Australia appreciates the significance of the issues we will discuss this week. It has been said that the emergence of Autonomous Weapons Systems would represent a third revolution in warfare after the invention of gunpowder and nuclear weapons. Weapons that changed the way wars are fought.
The international community has been considering the technical, legal and ethical issues arising from development of autonomous weapons including Lethal Autonomous Weapons Systems (LAWS) for a number of years. The international community is yet to reach a common understanding on the characteristics of LAWS, an agreed working definition of LAWS or how international law applies. This GGE can advance the international community’s consideration of these issues in concrete ways.
We recognise the potential value which autonomy could bring to military and civilian technologies. Systems with more advanced artificial intelligence and enhanced autonomous functions are becoming increasingly more prevalent in both contexts. In particular, we understand that militaries throughout the world are incorporating ever more automation into their systems.
The point where these systems move from automated to autonomous may be on the horizon. Systems with Autonomous Functionality that are able to conduct military targeting operations that could kill and injure combatants or civilians may be closer than many of us had imagined. These systems must comply with International Law. We see the legal framework for reviewing new weapons, means and methods of warfare under Article 36 of Additional Protocol I to the Geneva Conventions of 12 August 1949 as being of particular importance in ensuring this compliance.
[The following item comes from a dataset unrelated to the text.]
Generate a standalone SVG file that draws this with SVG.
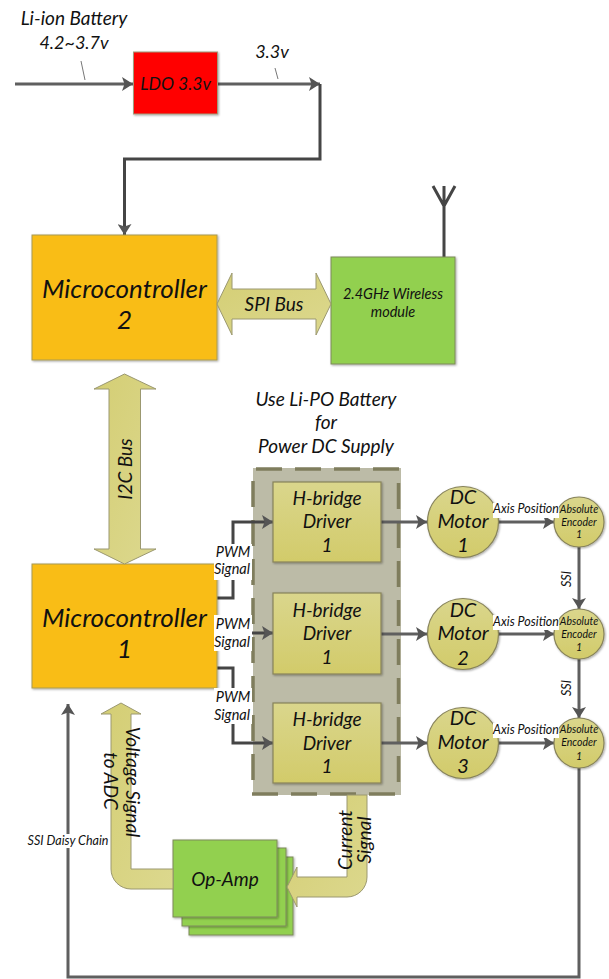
<svg xmlns="http://www.w3.org/2000/svg" width="609" height="979" viewBox="0 0 609 979">
<style>
text{font-family:Lato,"Open Sans","Liberation Sans",sans-serif;font-style:italic;fill:#111;text-anchor:middle}
.w{stroke:#5f5f5f;stroke-width:3;fill:none}
.n{stroke:#454545;stroke-width:3;fill:none}
.y{fill:#f9bd14;stroke:#a89a55;stroke-width:1}
.g{fill:#92d050;stroke:#7d8a5a;stroke-width:1}
.o{fill:url(#og);stroke:#87835a;stroke-width:1.2}
.a{fill:url(#ag);stroke:#9b9870;stroke-width:1}
.d{stroke:#7f7d5d;stroke-width:3.500;fill:none;stroke-dasharray:26 13}
.f{font-size:26px}.h{font-size:19px}.m{font-size:20px}.s{font-size:12.500px}.e{font-size:10.500px}.p{font-size:14.500px}
</style>
<defs>
<linearGradient id="og" x1="0" y1="0" x2="0" y2="1"><stop offset="0" stop-color="#dad68c"/><stop offset="1" stop-color="#d2cb6a"/></linearGradient>
<linearGradient id="ag" x1="0" y1="0" x2="1" y2="1"><stop offset="0" stop-color="#d4ce74"/><stop offset="1" stop-color="#dcd88e"/></linearGradient>
<marker id="ah" markerUnits="userSpaceOnUse" markerWidth="12" markerHeight="14" refX="11" refY="7" orient="auto"><path d="M0 0L11 7L0 14L2.500 7Z" fill="#555"/></marker>
<filter id="sh" x="-5%" y="-5%" width="110%" height="110%"><feDropShadow dx="1" dy="1" stdDeviation="0.800" flood-color="#000" flood-opacity="0.350"/></filter>
</defs>
<g id="panel"><rect x="253" y="468" width="148" height="327" fill="#bcbba7"/><path class="d" d="M256 469H400"/><path class="d" d="M398.500 483V785"/><path class="d" d="M253 481V782"/><path class="d" d="M252 794H397"/></g>
<g id="connectors">
<path class="w" d="M15 84H133" marker-end="url(#ah)"/>
<path class="w" d="M217 84H320" marker-end="url(#ah)"/>
<path class="n" d="M320 84V159H124.500V235" marker-end="url(#ah)"/>
<path d="M81 61L85 80M275 68L278 79" stroke="#777" stroke-width="1" fill="none"/>
<path class="n" d="M444 257V186M444 206L433 186M444 206L455 186"/>
<path class="n" d="M217 598H233V522H273" marker-end="url(#ah)"/>
<path class="n" d="M217 633H273" marker-end="url(#ah)"/>
<path class="n" d="M217 668H233V743H273" marker-end="url(#ah)"/>
<path class="w" d="M381 522H427" marker-end="url(#ah)"/>
<path class="w" d="M381 634H427" marker-end="url(#ah)"/>
<path class="w" d="M381 743H427" marker-end="url(#ah)"/>
<path class="w" d="M497 522H554" marker-end="url(#ah)"/>
<path class="w" d="M497 634H554" marker-end="url(#ah)"/>
<path class="w" d="M497 743H554" marker-end="url(#ah)"/>
<path class="w" d="M579 547V609" marker-end="url(#ah)"/>
<path class="w" d="M579 659V718" marker-end="url(#ah)"/>
<path class="w" d="M579 768V977H68V704" marker-end="url(#ah)"/>
</g>
<g id="ldo"><rect x="133.500" y="52" width="84" height="62" fill="#f00" stroke="#a09a7a" filter="url(#sh)"/><text x="175.500" y="90" style="font-size:17.500px">LDO 3.3v</text></g>
<text class="h" x="74" y="25">Li-ion Battery</text><text x="74" y="49" style="font-size:18px">4.2~3.7v</text><text x="272" y="58" style="font-size:18px">3.3v</text>
<g id="mc2"><rect class="y" x="32" y="235" width="185" height="125" filter="url(#sh)"/><text class="f" x="124.500" y="298">Microcontroller</text><text class="f" x="124.500" y="329">2</text></g>
<g id="mc1"><rect class="y" x="32" y="564" width="185" height="124" filter="url(#sh)"/><text class="f" x="124.500" y="627">Microcontroller</text><text class="f" x="124.500" y="658">1</text></g>
<g id="wireless"><rect class="g" x="331" y="257" width="124" height="107" filter="url(#sh)"/><text class="p" x="393" y="299">2.4GHz Wireless</text><text class="p" x="393" y="317">module</text></g>
<g id="spi"><path class="a" d="M217 304L232 273V289H316V273L331 304L316 335V319H232V335Z"/><text class="h" x="274" y="311">SPI Bus</text></g>
<g id="i2c"><path class="a" d="M124.500 374L156 389H140.500V549H156L124.500 564L94 549H109V389H94Z"/><text class="h" transform="translate(132 469) rotate(-90)">I2C Bus</text></g>
<text class="h" x="326" y="406">Use Li-PO Battery</text><text class="h" x="326" y="429">for</text><text class="h" x="326" y="453">Power DC Supply</text>
<g id="hb1"><rect class="o" x="273" y="482" width="108" height="80" filter="url(#sh)"/><text class="h" x="327" y="505">H-bridge</text><text class="h" x="327" y="528">Driver</text><text class="h" x="327" y="552">1</text></g>
<g id="hb2"><rect class="o" x="273" y="593" width="108" height="81" filter="url(#sh)"/><text class="h" x="327" y="617">H-bridge</text><text class="h" x="327" y="640">Driver</text><text class="h" x="327" y="664">1</text></g>
<g id="hb3"><rect class="o" x="273" y="703" width="108" height="80" filter="url(#sh)"/><text class="h" x="327" y="726">H-bridge</text><text class="h" x="327" y="750">Driver</text><text class="h" x="327" y="773">1</text></g>
<g id="m1"><circle class="o" cx="463" cy="522" r="35.500" filter="url(#sh)"/><text class="m" x="463" y="504">DC</text><text class="m" x="463" y="528">Motor</text><text class="m" x="463" y="552">1</text></g>
<g id="m2"><circle class="o" cx="463" cy="634" r="35.500" filter="url(#sh)"/><text class="m" x="463" y="617">DC</text><text class="m" x="463" y="640">Motor</text><text class="m" x="463" y="665">2</text></g>
<g id="m3"><circle class="o" cx="463" cy="743" r="35.500" filter="url(#sh)"/><text class="m" x="463" y="725">DC</text><text class="m" x="463" y="749">Motor</text><text class="m" x="463" y="773">3</text></g>
<g id="e1"><circle class="o" cx="579" cy="522" r="25" filter="url(#sh)"/><text class="e" x="579" y="513">Absolute</text><text class="e" x="579" y="526">Encoder</text><text class="e" x="579" y="538">1</text></g>
<g id="e2"><circle class="o" cx="579" cy="634" r="25" filter="url(#sh)"/><text class="e" x="579" y="625">Absolute</text><text class="e" x="579" y="638">Encoder</text><text class="e" x="579" y="651">1</text></g>
<g id="e3"><circle class="o" cx="579" cy="743" r="25" filter="url(#sh)"/><text class="e" x="579" y="733">Absolute</text><text class="e" x="579" y="746">Encoder</text><text class="e" x="579" y="760">1</text></g>
<g id="axislabels"><rect x="493" y="503" width="66" height="15" fill="#fff"/><rect x="493" y="615" width="66" height="15" fill="#fff"/><rect x="493" y="723" width="66" height="15" fill="#fff"/>
<text class="s" x="526" y="513">Axis Position</text><text class="s" x="526" y="626">Axis Position</text><text class="s" x="526" y="734">Axis Position</text></g>
<text class="s" transform="translate(571 579) rotate(-90)">SSI</text><text class="s" transform="translate(571 688) rotate(-90)">SSI</text>
<g id="pwm"><rect x="214" y="544" width="38" height="36" fill="#fff"/><rect x="214" y="615" width="38" height="36" fill="#fff"/><rect x="214" y="688" width="38" height="36" fill="#fff"/>
<text class="p" x="233" y="557">PWM</text><text class="p" x="232" y="574">Signal</text><text class="p" x="233" y="629">PWM</text><text class="p" x="232" y="647">Signal</text><text class="p" x="233" y="702">PWM</text><text class="p" x="232" y="720">Signal</text></g>
<g id="opamp"><rect class="g" x="189" y="857" width="104" height="78" filter="url(#sh)"/><rect class="g" x="182" y="848" width="104" height="78" filter="url(#sh)"/><rect class="g" x="173" y="840" width="104" height="77" filter="url(#sh)"/><text class="h" x="225" y="886">Op-Amp</text></g>
<g id="voltage"><path class="a" d="M173 869V889H131A20 20 0 0 1 111 869V714H101L121 703L141 714H131V869Z"/><text class="h" transform="translate(126 782) rotate(90)">Voltage Signal</text><text class="h" transform="translate(104 781) rotate(90)">to ADC</text></g>
<g id="current"><path class="a" d="M347 795H367V877A20 20 0 0 1 347 897H297V907L287 887L297 867V877H347Z"/><text class="h" transform="translate(352 840) rotate(-90)">Current</text><text class="h" transform="translate(371 840) rotate(-90)">Signal</text></g>
<rect x="28" y="834" width="79" height="14" fill="#fff"/><text x="68" y="845" style="font-size:12.500px">SSI Daisy Chain</text>
</svg>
While Australia considers a sweeping prohibition of autonomous weapons systems to be premature, we recognise the possible risks associated with these systems.
Australia would like to encourage further discussion of Article 36 reviews.
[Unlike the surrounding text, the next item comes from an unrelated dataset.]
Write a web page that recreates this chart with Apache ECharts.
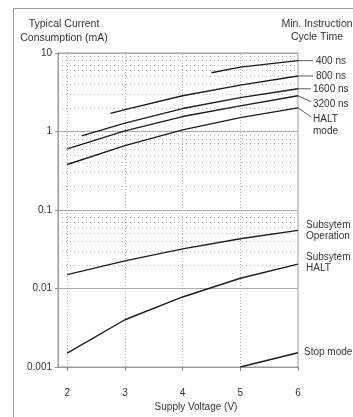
<!DOCTYPE html>
<html><head><meta charset="utf-8">
<script src="https://cdn.jsdelivr.net/npm/echarts@6/dist/echarts.min.js"></script>
<style>html,body{margin:0;padding:0;background:#fff}#c{width:353px;height:417px}</style>
</head><body><div id="c"></div>
<script>
// ---- data ----
const xTickValues = [2, 3, 4, 5, 6];
const xGridValues = [2, 3, 4, 5];
const yTickLabels = ['0.001', '0.01', '0.1', '1', '10'];
const yDecades = [0.001, 0.01, 0.1, 1];
const yMinorMultipliers = [2, 3, 4, 5, 6, 7, 8, 9];

const seriesNames = ['400 ns', '800 ns', '1600 ns', '3200 ns', 'HALT\nmode', 'Subsytem\nOperation', 'Subsytem\nHALT', 'Stop mode'];

const v400 = [4.5, 5, 6];
const i400 = [5.6, 6.6, 8.0];
const v800 = [2.75, 3, 4, 5, 6];
const i800 = [1.7, 1.9, 2.85, 3.9, 5.1];
const v1600 = [2.25, 3, 4, 5, 6];
const i1600 = [0.88, 1.28, 1.96, 2.7, 3.5];
const v3200 = [2, 3, 4, 5, 6];
const i3200 = [0.6, 1.02, 1.55, 2.12, 2.85];
const vHalt = [2, 3, 4, 5, 6];
const iHalt = [0.38, 0.66, 1.05, 1.5, 2.0];
const vSubOp = [2, 3, 4, 5, 6];
const iSubOp = [0.015, 0.0225, 0.032, 0.043, 0.055];
const vSubHalt = [2, 3, 4, 5, 6];
const iSubHalt = [0.0015, 0.004, 0.0078, 0.0135, 0.0204];
const vStop = [5, 6];
const iStop = [0.001, 0.00152];

const seriesV = [v400, v800, v1600, v3200, vHalt, vSubOp, vSubHalt, vStop];
const seriesI = [i400, i800, i1600, i3200, iHalt, iSubOp, iSubHalt, iStop];

// ---- layout (label offsets relative to curve end, callout end offsets) ----
const labelLayout = [
  {dx: 18, dy: 0.5, cx: 15, cy: 0},
  {dx: 18, dy: 0.5, cx: 15, cy: 0},
  {dx: 15, dy: 0.5, cx: 13, cy: 0},
  {dx: 15, dy: 8.5, cx: 13, cy: 6},
  {dx: 15, dy: 17.5, cx: 13, cy: 9},
  {dx: 8, dy: 0.5},
  {dx: 8, dy: -1.3},
  {dx: 6, dy: -0.5}
];

const FONT = "'Liberation Sans', Arial, sans-serif";
const chart = echarts.init(document.getElementById('c'), null, {renderer: 'canvas'});

const minorGrid = [];
yDecades.forEach(d => yMinorMultipliers.forEach(m => minorGrid.push({yAxis: d * m})));

const series = seriesNames.map((n, k) => ({
  name: n,
  type: 'line',
  data: seriesV[k].map((v, j) => [v, seriesI[k][j]]),
  symbol: 'none',
  smooth: false,
  lineStyle: {color: '#1c1c1c', width: 1.4},
  z: 5,
  animation: false
}));
series.push({
  type: 'line', data: [], symbol: 'none', silent: true, animation: false,
  markLine: {
    silent: true, symbol: ['none', 'none'], animation: false, label: {show: false},
    data: minorGrid.map(o => Object.assign({}, o, {lineStyle: {type: [1, 3], color: '#b0b0b0', width: 1}}))
      .concat(xGridValues.map(x => ({xAxis: x, lineStyle: {type: [1, 2], color: '#b0b0b0', width: 1}})))
  }
});

chart.setOption({
  animation: false,
  backgroundColor: '#fff',
  grid: {left: 58, right: 55, top: 53, bottom: 50, show: true, borderColor: '#9a9a9a', borderWidth: 1},
  xAxis: {
    type: 'value', min: 1.84, max: 6,
    axisLine: {show: true, lineStyle: {color: '#9a9a9a'}},
    axisTick: {show: true, customValues: xTickValues, length: 4, lineStyle: {color: '#888'}},
    axisLabel: {customValues: xTickValues, margin: 21, color: '#333', fontFamily: FONT, fontSize: 10},
    splitLine: {show: false}
  },
  yAxis: {
    type: 'log', logBase: 10, min: 0.001, max: 10,
    axisLine: {show: true, lineStyle: {color: '#9a9a9a'}},
    axisTick: {show: true, length: 3, lineStyle: {color: '#888'}},
    axisLabel: {
      margin: 6, color: '#333', fontFamily: FONT, fontSize: 10,
      formatter: v => yTickLabels[Math.round(Math.log10(v)) + 3]
    },
    splitLine: {show: true, lineStyle: {color: '#a8a8a8', width: 1}},
    minorTick: {show: false}, minorSplitLine: {show: false}
  },
  series: series
});

// annotations positioned from the library's scales
const graphics = [
  {type: 'line', shape: {x1: 13.5, y1: 8.5, x2: 353, y2: 8.5}, style: {stroke: '#999', lineWidth: 1}},
  {type: 'line', shape: {x1: 13.5, y1: 8.5, x2: 13.5, y2: 417}, style: {stroke: '#999', lineWidth: 1}},
  {type: 'text', style: {text: 'Typical Current\nConsumption (mA)', x: 64, y: 31, align: 'center', verticalAlign: 'middle',
    font: '10.5px ' + FONT, fill: '#333', lineHeight: 14}},
  {type: 'text', style: {text: 'Min. Instruction\nCycle Time', x: 317, y: 30.5, align: 'center', verticalAlign: 'middle',
    font: '10.5px ' + FONT, fill: '#333', lineHeight: 13}},
  {type: 'text', style: {text: 'Supply Voltage (V)', x: 196, y: 407.5, align: 'center', verticalAlign: 'middle',
    font: '10px ' + FONT, fill: '#333'}}
];
seriesNames.forEach((n, k) => {
  const vArr = seriesV[k], iArr = seriesI[k];
  const p = chart.convertToPixel({seriesIndex: k}, [vArr[vArr.length - 1], iArr[iArr.length - 1]]);
  const L = labelLayout[k];
  if (L.cx !== undefined) {
    graphics.push({type: 'line', shape: {x1: p[0], y1: p[1], x2: p[0] + L.cx, y2: p[1] + L.cy},
      style: {stroke: '#333', lineWidth: 0.8}});
  }
  const multi = n.indexOf('\n') >= 0;
  graphics.push({type: 'text', style: {text: n, x: p[0] + L.dx, y: p[1] + L.dy, align: 'left', verticalAlign: 'middle',
    font: '10px ' + FONT, fill: '#333', lineHeight: (k === 4) ? 12.5 : (multi ? 11.5 : 12)}});
});
chart.setOption({graphic: graphics});
</script>
</body></html>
As a party to Additional Protocol I, Australia fully supports and adheres to the obligation to undertake a review of any new weapon, means or method of warfare to determine whether its employment would, in some or all circumstances, be prohibited by International Humanitarian Law or other international law by which Australia is bound.
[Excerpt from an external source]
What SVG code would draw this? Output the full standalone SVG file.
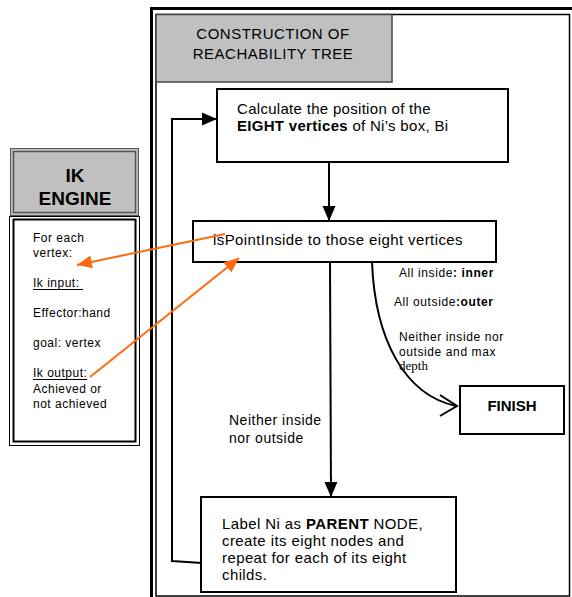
<svg xmlns="http://www.w3.org/2000/svg" width="572" height="597" viewBox="0 0 572 597">
<style>
.box{fill:#fff;stroke:#000;stroke-width:2}
.t{font-family:"Liberation Sans",Arial,sans-serif;fill:#000}
.b{font-weight:bold}
.ln{fill:none;stroke:#000;stroke-width:2}
.or{fill:none;stroke:#ff6a10;stroke-width:2}
</style>
<defs>
<marker id="ah" markerUnits="userSpaceOnUse" markerWidth="16" markerHeight="16" viewBox="0 0 16 16" refX="15" refY="8" orient="auto"><path d="M0,1.5 L15,8 L0,14.5 Z" fill="#000"/></marker>
<marker id="oh" markerUnits="userSpaceOnUse" markerWidth="16" markerHeight="14" viewBox="0 0 16 14" refX="15" refY="7" orient="auto"><path d="M0,0.5 L15,7 L0,13.5 Z" fill="#ff6a10"/></marker>
</defs>
<rect width="572" height="597" fill="#fff"/>

<g id="frame">
<rect x="151.5" y="8.5" width="430" height="600" fill="none" stroke="#000" stroke-width="3"/>
<rect x="156" y="14.5" width="413.5" height="581.5" fill="none" stroke="#000" stroke-width="1.5"/>
</g>

<g id="title">
<rect x="156" y="14.5" width="236" height="67.5" fill="#c0c0c0" stroke="#444" stroke-width="1.5"/>
<text class="t" x="273" y="39" font-size="15" letter-spacing="0.5" text-anchor="middle">CONSTRUCTION  OF</text>
<text class="t" x="273" y="59" font-size="15" letter-spacing="0.5" text-anchor="middle">REACHABILITY TREE</text>
</g>

<g id="ik-header">
<rect x="10.5" y="148.5" width="128" height="67" fill="#c0c0c0" stroke="#555" stroke-width="1"/>
<rect x="13.5" y="151.5" width="122" height="61" fill="none" stroke="#555" stroke-width="1.5"/>
<text class="t b" x="75" y="182" font-size="19" text-anchor="middle">IK</text>
<text class="t b" x="75" y="205" font-size="19" text-anchor="middle">ENGINE</text>
</g>

<g id="ik-body">
<rect x="9.5" y="216.5" width="130" height="229" fill="#fff" stroke="#000" stroke-width="1"/>
<rect x="13.5" y="219.5" width="122" height="222" fill="none" stroke="#000" stroke-width="2"/>
<g class="t" font-size="12" letter-spacing="0.5">
<text x="33" y="242">For each</text>
<text x="33" y="257">vertex:</text>
<text x="33" y="287">Ik input:</text>
<text x="33" y="317">Effector:hand</text>
<text x="33" y="347">goal: vertex</text>
<text x="33" y="377">Ik output:</text>
<text x="33" y="393">Achieved or</text>
<text x="33" y="408">not achieved</text>
</g>
<line x1="33" y1="289.5" x2="83" y2="289.5" stroke="#000" stroke-width="1"/>
<line x1="33" y1="379.5" x2="87" y2="379.5" stroke="#000" stroke-width="1"/>
</g>

<g id="calc">
<rect class="box" x="217" y="89" width="291" height="73"/>
<text class="t" x="237" y="114" font-size="15" letter-spacing="0.3">Calculate the position of the</text>
<text class="t" x="237" y="131" font-size="15" letter-spacing="0.3"><tspan class="b">EIGHT vertices</tspan> of Ni’s box, Bi</text>
</g>

<g id="ispoint">
<rect class="box" x="193" y="221" width="303" height="41"/>
<text class="t" x="213" y="245" font-size="15" letter-spacing="0.4">isPointInside to those eight vertices</text>
</g>

<g id="finish">
<rect class="box" x="460" y="386" width="104" height="48"/>
<text class="t b" x="512" y="411" font-size="15" text-anchor="middle">FINISH</text>
</g>

<g id="parent">
<rect class="box" x="201" y="497" width="255" height="95"/>
<g class="t" font-size="15" letter-spacing="0.4">
<text x="222" y="529">Label Ni as <tspan class="b">PARENT</tspan> NODE,</text>
<text x="222" y="546">create its eight nodes and</text>
<text x="222" y="563">repeat for each of its eight</text>
<text x="222" y="580">childs.</text>
</g>
</g>

<g id="connectors">
<line class="ln" x1="329" y1="162" x2="329" y2="221" marker-end="url(#ah)"/>
<line class="ln" x1="330" y1="262" x2="331" y2="497" marker-end="url(#ah)"/>
<polyline class="ln" points="202,563 172,561 172,119 217,119" marker-end="url(#ah)"/>
<path class="ln" d="M372,262 C375,340 405,395 456,406"/>
<polyline class="ln" points="440,395 457,406 440,416"/>
<line class="or" x1="225" y1="234" x2="77" y2="265" marker-end="url(#oh)"/>
<line class="or" x1="90" y1="377" x2="239" y2="258" marker-end="url(#oh)"/>
</g>

<g id="labels" class="t" font-size="12" letter-spacing="0.6">
<text x="399" y="277">All inside<tspan class="b">: inner</tspan></text>
<text x="394" y="306">All outside<tspan class="b">:outer</tspan></text>
<text x="399" y="341">Neither inside nor</text>
<text x="399" y="356">outside and max</text>
<text x="399" y="370" font-family="'Liberation Serif',serif" letter-spacing="0" font-size="13">depth</text>
<text x="229" y="425" font-size="14" letter-spacing="0.5">Neither inside</text>
<text x="229" y="443" font-size="14" letter-spacing="0.5">nor outside</text>
</g>
</svg>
We recognise the potential complexity of reviewing weapons systems that include increasingly automated functions and look forward to discussing this further. The complexity of weapons reviews is destined to increase as artificial intelligence and machine learning evolves. However, Australia remains committed to the existing legal framework for reviewing new weapons under Article 36 of Additional Protocol I.
We think it is important that the GGE addresses the proliferation risks associated with autonomous weapons systems in its discussions. Advances in autonomous weapons systems have the potential to negatively affect regional or global dynamics. The proliferation of low cost autonomous weapons systems is a significant concern. Such technology whether software or hardware, will likely not remain exclusively in the hands of the State in which it is first developed. It will not have traceable precursor materials and there is a risk of its transfer to non-state armed groups or irresponsible actors.
We also consider it important for the GGE to address the challenges arising from the dual use nature of autonomous technology. Where governments were previously at the forefront of technological breakthroughs in support of military or civilian applications, private companies are now taking the lead. Technology, which may be designed for civilian use, may easily be converted for military use.
We look forward to thorough discussions this week on the technological, military, legal and ethical dimensions of emerging technologies in the area of lethal autonomous weapons systems. We will follow with particular interest the discussions on how international law applies to weapons systems with autonomous functionality, including the laws of armed conflict and the weapons review framework.